Woodall predicted that if the commission were to use the moral principles and language found in Pope Francis 2016 Exhortation Amoris Laetitia, it would recommend that Humanae vitae “should be rejected or, more likely, should not be interpreted legalistically.”
The commission would likely say, he said, that the encyclical should not be “imposed as burdens on couples unable to bear them by those wishing to cast stones at people in difficulties, but should be presented to them as mere 'ideals', which married couples should seek to fulfill, but which they might not be able always to fulfill in pressing circumstances and which, for a good intention — and perhaps through discernment, assisted by a pastor in the light of their unique circumstances — they might violate, set aside, or interpret creatively,” he said. 
Just as the “pastoral approach” in Amoris Laetitia was used to suggest that the 6th commandment against adultery does not apply to some couples in “irregular” situations, so too in this case, said Woodall, a similar approach would be used to suggest that Humanae vitae does not “really apply to some couples because, in their circumstances they could not be expected to abide by them.”
Woodall said that if such an outcome from the commission were to be “incorporated in a formal magisterial teaching,” a “new pastoral crisis” would be unleashed.
“Such an outcome of the commission, were it to be endorsed and enacted in formal magisterial teaching…would cause massive doctrinal and pastoral damage because the Pope would be contradicting previous popes and “centuries-old tradition of Catholic moral doctrine of moral theology,” he said. 

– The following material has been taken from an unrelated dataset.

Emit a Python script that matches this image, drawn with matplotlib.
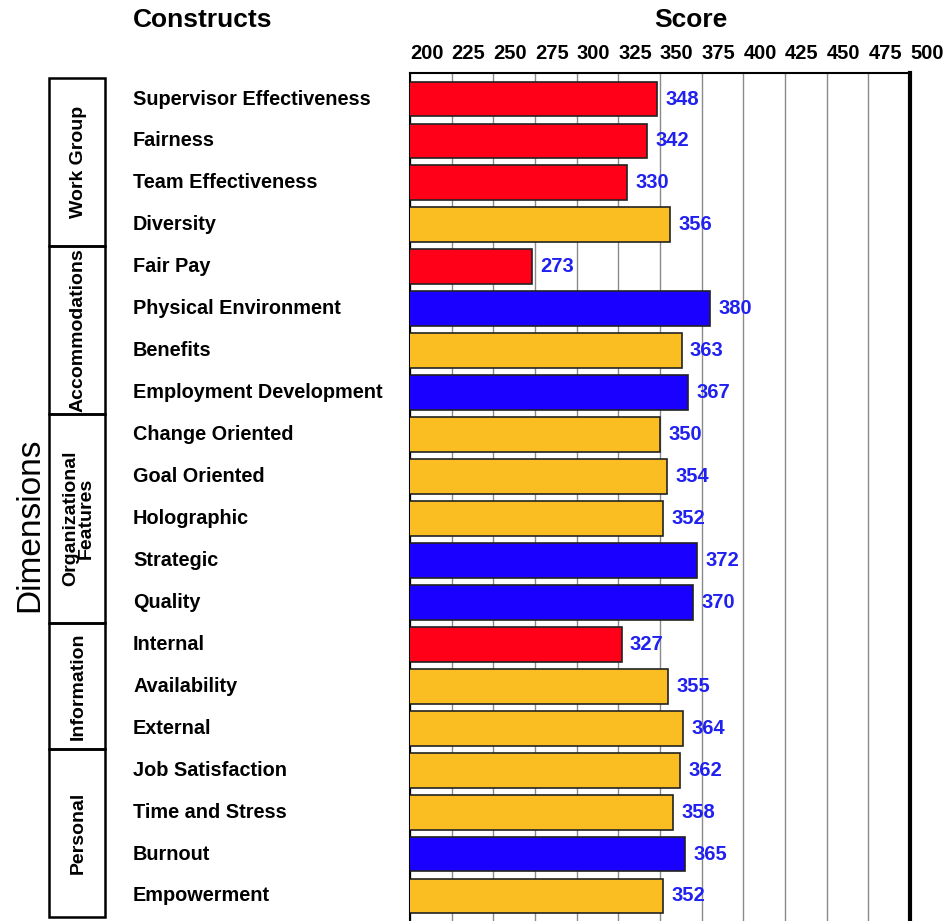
import matplotlib
matplotlib.use("Agg")
import matplotlib.pyplot as plt
from matplotlib.patches import Rectangle
from matplotlib.transforms import blended_transform_factory

plt.rcParams['font.family'] = ['Liberation Sans', 'DejaVu Sans']

constructs = [
    "Supervisor Effectiveness", "Fairness", "Team Effectiveness", "Diversity",
    "Fair Pay", "Physical Environment", "Benefits", "Employment Development",
    "Change Oriented", "Goal Oriented", "Holographic", "Strategic", "Quality",
    "Internal", "Availability", "External",
    "Job Satisfaction", "Time and Stress", "Burnout", "Empowerment",
]
scores = [348, 342, 330, 356, 273, 380, 363, 367, 350, 354, 352, 372, 370,
          327, 355, 364, 362, 358, 365, 352]
levels = ["low", "low", "low", "mid", "low", "high", "mid", "high",
          "mid", "mid", "mid", "high", "high", "low", "mid", "mid",
          "mid", "mid", "high", "mid"]
dimensions = ["Work Group", "Accommodations", "Organizational\nFeatures",
              "Information", "Personal"]
dimension_sizes = [4, 4, 5, 3, 4]
score_ticks = list(range(200, 501, 25))

level_colors = {"low": "#FF0018", "mid": "#FBBE22", "high": "#1A00FF"}

W, H = 952, 921
fig = plt.figure(figsize=(W / 100, H / 100), dpi=100)

n = len(constructs)
pad = 0.62
top_px, bot_px = 73, 922
ax = fig.add_axes([410 / W, (H - bot_px) / H, 500 / W, (bot_px - top_px) / H])
ax.set_xlim(200, 500)
ax.set_ylim(n - 1 + pad, -pad)

ypos = list(range(n))
ax.barh(ypos, scores, height=0.83,
        color=[level_colors[l] for l in levels],
        edgecolor="#222222", linewidth=1.2, zorder=3)

for y, v in zip(ypos, scores):
    ax.annotate(str(v), (v, y), xytext=(6, 0), textcoords="offset points",
                va="center", ha="left", fontsize=14.5, fontweight="bold",
                color="#2020F0", zorder=4)

ax.set_xticks(score_ticks)
ax.set_xticklabels([str(t) for t in score_ticks], fontweight="bold",
                   fontsize=14.5, ha="left")
ax.xaxis.tick_top()
ax.tick_params(axis="x", length=0, pad=7)
ax.set_yticks([])
ax.grid(axis="x", color="#8a8a8a", linewidth=1.0, zorder=0)
ax.set_axisbelow(True)

ax.spines["bottom"].set_visible(False)
ax.spines["top"].set_linewidth(1.5)
ax.spines["left"].set_linewidth(1.5)
ax.spines["right"].set_linewidth(3)

# Construct names to the left of the bars
trans = blended_transform_factory(fig.transFigure, ax.transData)
for y, name in zip(ypos, constructs):
    ax.text(133 / W, y, name, transform=trans, ha="left", va="center",
            fontsize=14.3, fontweight="bold", clip_on=False)

# Dimension group boxes
gax = fig.add_axes([49 / W, (H - bot_px) / H, 56 / W, (bot_px - top_px) / H])
gax.set_xlim(0, 1)
gax.set_ylim(n - 1 + pad, -pad)
gax.axis("off")
start = 0
for label, size in zip(dimensions, dimension_sizes):
    y0 = start - 0.5
    gax.add_patch(Rectangle((0, y0), 1, size, fill=False, edgecolor="black",
                            linewidth=1.8, clip_on=False))
    gax.text(0.52, y0 + size / 2, label, rotation=90, ha="center", va="center",
             fontsize=14, fontweight="bold", linespacing=0.9)
    start += size

fig.text(30 / W, 1 - 525 / H, "Dimensions", rotation=90, ha="center",
         va="center", fontsize=24)
fig.text(133 / W, 1 - 20 / H, "Constructs", ha="left", va="center",
         fontsize=19, fontweight="bold")
fig.text(691 / W, 1 - 20 / H, "Score", ha="center", va="center",
         fontsize=19, fontweight="bold")

fig.savefig("out.png", dpi=100)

“Were any decision, as a result of the commission, to call [the Church’s teaching against contraceptive use] into question expressly or implicitly, in my view, it would do untold damage to the Church's magisterium, to respect for that Magisterium by Catholics and by others, to the capacity of the magisterium to teach effectively, to the Church's moral doctrine in general, and to the mission of the Church to combat the moral relativism that is the plague of the contemporary world,” he said. 
Woodall said that the Magisterium “cannot invent moral truth” but is “bound by, the gospel of Christ, revelation, dogmatically defined truths and constantly taught doctrines which have been proposed definitively or as exception-less for the universal Church.”
Woodall’s concerns echo those of Catholic philosopher Dr. Josef Seifert. In an article published last month, Seifert argued that if Pope Francis is right in Amoris Laetitia that committing the intrinsically evil act of adultery is  — to quote the exhortation — “what God himself is asking” of couples in “irregular” situations, then there is nothing stopping any other intrinsically evil act, such as contraception, from being justified.
Woodall’s concerns are also shared by Cardinal Raymond Burke, who told The Wanderer last month that no matter what the Papal commission determines, the teaching found in Humanae Vitae cannot be changed. 
“It is the infallible teaching of the Church that contraception is intrinsically disordered, that to separate the unitive and procreative aspects of the marital act is always and everywhere wrong,” he said at that time. 
“If this teaching is not upheld, not only is there a violation of the conjugal act in its essence, but there would then be an opening for all kinds of immoral activity involving our sexual faculties while people would justify sinful genital acts,” he added.